The Trump administration's tariff strategy and supply chain reshoring initiatives represent a deliberate rejection of the China-dependent model that characterized the previous three decades, though implementation remains contested within the government and private sector. Congressional support for decoupling from Chinese manufacturing has strengthened across both parties, but execution faces significant obstacles related to cost, capacity, and international coordination. The administration's negotiating posture appears designed to extract concessions while maintaining leverage through threat of escalating measures.

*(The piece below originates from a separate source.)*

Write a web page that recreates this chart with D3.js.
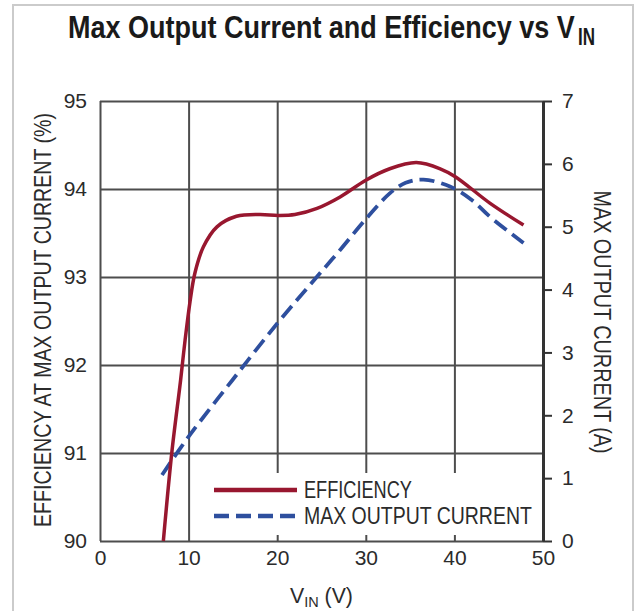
<!DOCTYPE html>
<html lang="en">
<head>
    <meta charset="UTF-8">
    <title>Max Output Current and Efficiency vs VIN</title>
    <script src="https://cdnjs.cloudflare.com/ajax/libs/d3/7.8.5/d3.min.js"></script>
    <style>
        html, body { margin: 0; padding: 0; background: #fff; }
        svg { display: block; font-family: "Liberation Sans", Arial, sans-serif; }
    </style>
</head>
<body>
    <svg id="chart" width="639" height="611"></svg>

    <script>
        // efficiency curve (left axis, %)
        const effVin = [7.15, 8.1, 9.1, 9.6, 10.16, 10.7, 11.66, 13.2, 15.4, 18, 20.1, 22, 24.5, 27.1, 30, 32.7, 35.7, 38.4, 40.1, 44, 47.8];
        const effVal = [90.0, 91.0, 91.83, 92.28, 92.72, 93.04, 93.34, 93.57, 93.69, 93.71, 93.70, 93.71, 93.78, 93.91, 94.10, 94.23, 94.30, 94.23, 94.14, 93.84, 93.59];

        // max output current curve (right axis, A)
        const curVin = [7, 10, 15, 20, 24.1, 27.1, 30, 32.7, 34.5, 36.5, 39.5, 42, 44, 47.8];
        const curVal = [1.05, 1.66, 2.57, 3.46, 4.14, 4.63, 5.12, 5.53, 5.70, 5.75, 5.64, 5.42, 5.16, 4.74];

        const xTicks = [0, 10, 20, 30, 40, 50];
        const effTicks = [90, 91, 92, 93, 94, 95];
        const curTicks = [0, 1, 2, 3, 4, 5, 6, 7];
        const legendLabels = ["EFFICIENCY", "MAX OUTPUT CURRENT"];
        const legendWidths = [108, 228];

        const red = "#98172f", blue = "#2e4f9e", gridColor = "#4d4d4d", ink = "#2b2b2b";
        const pL = 100, pR = 543, pT = 101, pB = 541;

        const svg = d3.select("#chart");

        // squeeze a text horizontally to a target width (condensed look)
        function squeeze(sel, x0, y0, width) {
            const w = sel.node().getComputedTextLength();
            sel.attr("x", 0).attr("y", 0)
                .attr("transform", `translate(${x0},${y0}) scale(${width / w},1)`);
        }

        // outer frame
        svg.append("rect")
            .attr("x", 13).attr("y", 5)
            .attr("width", 620).attr("height", 630)
            .attr("fill", "none")
            .attr("stroke", "#cbcbcb")
            .attr("stroke-width", 2);

        const x = d3.scaleLinear().domain([0, 50]).range([pL, pR]);
        const y = d3.scaleLinear().domain([90, 95]).range([pB, pT]);
        const yR = d3.scaleLinear().domain([0, 7]).range([pB, pT]);
        const fmt = d3.format("d");

        // grid + left labels
        svg.append("g")
            .attr("transform", `translate(${pL},0)`)
            .call(d3.axisLeft(y).tickValues(effTicks).tickFormat(fmt).tickSize(-(pR - pL)).tickPadding(13))
            .call(g => g.select(".domain").remove())
            .call(g => g.selectAll(".tick line").attr("stroke", gridColor).attr("stroke-width", 2));

        svg.append("g")
            .attr("transform", `translate(0,${pB})`)
            .call(d3.axisBottom(x).tickValues(xTicks).tickFormat(fmt).tickSize(-(pB - pT)).tickPadding(9))
            .call(g => g.select(".domain").remove())
            .call(g => g.selectAll(".tick line").attr("stroke", gridColor).attr("stroke-width", 2));

        // right axis
        svg.append("g")
            .attr("transform", `translate(${pR},0)`)
            .call(d3.axisRight(yR).tickValues(curTicks).tickFormat(fmt).tickSize(9).tickPadding(10).tickSizeOuter(0))
            .call(g => g.select(".domain").attr("stroke", "#333").attr("stroke-width", 3))
            .call(g => g.selectAll(".tick line").attr("stroke", "#333").attr("stroke-width", 2));

        svg.selectAll(".tick text")
            .attr("fill", ink)
            .style("font-family", "'Liberation Sans', Arial, sans-serif")
            .style("font-size", "21px");

        // legend background hides the grid behind it
        svg.append("rect")
            .attr("x", 200).attr("y", 473)
            .attr("width", pR - 202).attr("height", 62)
            .attr("fill", "#fff");

        // curves
        const effLine = d3.line()
            .x((d, i) => x(effVin[i]))
            .y(d => y(d))
            .curve(d3.curveCatmullRom.alpha(0.5));

        const curLine = d3.line()
            .x((d, i) => x(curVin[i]))
            .y(d => yR(d))
            .curve(d3.curveCatmullRom.alpha(0.5));

        svg.append("path")
            .attr("d", curLine(curVal))
            .attr("fill", "none")
            .attr("stroke", blue)
            .attr("stroke-width", 3.8)
            .attr("stroke-dasharray", "15 7");

        svg.append("path")
            .attr("d", effLine(effVal))
            .attr("fill", "none")
            .attr("stroke", red)
            .attr("stroke-width", 3.5);

        // legend
        const legend = svg.append("g");
        legend.append("line")
            .attr("x1", 214).attr("x2", 297).attr("y1", 490).attr("y2", 490)
            .attr("stroke", red).attr("stroke-width", 4.5);
        legend.append("line")
            .attr("x1", 214).attr("x2", 297).attr("y1", 516).attr("y2", 516)
            .attr("stroke", blue).attr("stroke-width", 4.5)
            .attr("stroke-dasharray", "15 7");
        legend.selectAll("text")
            .data(legendLabels)
            .enter()
            .append("text")
            .attr("fill", ink)
            .style("font-size", "23px")
            .text(d => d)
            .each(function (d, i) { squeeze(d3.select(this), 304, 498 + i * 26, legendWidths[i]); });

        // title
        const title = svg.append("text")
            .attr("fill", "#1a1a1a")
            .style("font-size", "32px").style("font-weight", "bold")
            .text("Max Output Current and Efficiency vs V");
        squeeze(title, 68, 38, 507);
        const titleSub = svg.append("text")
            .attr("fill", "#1a1a1a")
            .style("font-size", "23px").style("font-weight", "bold")
            .text("IN");
        squeeze(titleSub, 578, 45, 17);

        // axis titles
        svg.append("text")
            .attr("transform", "translate(51,320) rotate(-90)")
            .attr("text-anchor", "middle")
            .attr("textLength", 414)
            .attr("lengthAdjust", "spacingAndGlyphs")
            .attr("fill", ink)
            .style("font-size", "24px")
            .text("EFFICIENCY AT MAX OUTPUT CURRENT (%)");

        svg.append("text")
            .attr("transform", "translate(594,322) rotate(90)")
            .attr("text-anchor", "middle")
            .attr("textLength", 263)
            .attr("lengthAdjust", "spacingAndGlyphs")
            .attr("fill", ink)
            .style("font-size", "23px")
            .text("MAX OUTPUT CURRENT (A)");

        const xt = svg.append("text")
            .attr("fill", ink)
            .style("font-size", "22px");
        xt.append("tspan").text("V");
        xt.append("tspan").attr("dy", 4).style("font-size", "15px").text("IN");
        xt.append("tspan").attr("dy", -4).text(" (V)");
        squeeze(xt, 290, 603, 63);
    </script>
</body>
</html>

Congress has appropriated substantial resources for semiconductor manufacturing and critical supply chain development, but the pace of implementation lags behind the accelerating China competition timeline. Key Senate committees are pressing for faster execution of infrastructure investments, recognizing that industrial capacity takes years to develop while geopolitical windows can close rapidly. The disconnect between policy ambition and implementation capacity creates vulnerability that Beijing will likely test through escalatory moves on Taiwan or other flashpoints.

Outlook

The next 72 hours will clarify whether Beijing intends to test American resolve through provocative military activity near Taiwan or through diplomatic escalation regarding North Korean behavior. Watch for announcements of additional PLA exercises near Taiwan, statements from Chinese officials regarding unification timelines, or new developments in China-North Korea military cooperation as key signals of Beijing's strategic intentions. Simultaneously, monitor whether the Trump administration releases additional tariff actions or supply chain executive orders that would signal continuation of the decoupling strategy.